Cadet branch of the House of Pucci

The Pucci of Pitigliano family (Pucci di Pitigliano), is the only cadet branch of the Florentine House of Pucci, originating in 1607. The head of the house traditionally bears the title of Count of Pitigliano.

== History ==
After Pitigliano and its surrounding territories had long been ruled by the Orsini family, the County of Pitigliano was definitively sold on 9 June 1604 to Ferdinando I de' Medici, Grand Duke of Tuscany. The sale was made by Giannantonio Orsini, son of Count Alessandro, in order to settle significant debts. In exchange, the Orsini received the marquisate of Monte San Savino.

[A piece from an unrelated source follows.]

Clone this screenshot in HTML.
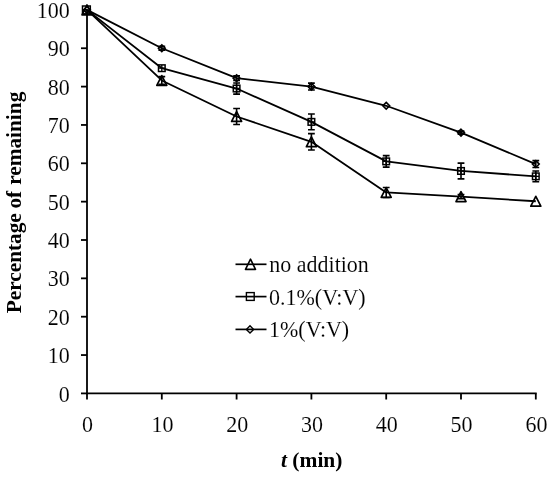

In 1607, Ersilia Orsini, sister of Count Giannantonio, married Lorenzo Pucci, a member of the Florentine noble family Pucci. The marriage had the implicit aim of preserving the cultural legacy and traditions associated with the Orsini lineage, which had governed Pitigliano for nearly two centuries. By marrying into the Pucci family, Ersilia sought to maintain the prestige and continuity of the Orsini heritage while linking it to another influential Tuscan noble house.

From this union emerged the cadet branch known as the Pucci of Pitigliano. Although the title of Count of Pitigliano had ceased to exist as a formal territorial dignity after the Medici acquisition, family tradition maintained that the title would be symbolically borne by the eldest male heir of the line.

== Present day ==
According to the 26th edition (2020) of the Yearbook of the Italian Nobility (Libro d'oro della nobiltà italiana), the Pucci family continues to claim the historical title of Count of Pitigliano. The title, although no longer connected to a territorial jurisdiction, has been transmitted within the family as a traditional and symbolic designation across generations.

The last descendant of the branch for whom references exist was the Count Gerino Pucci born in 1907, though information regarding his later life and lineage remains uncertain.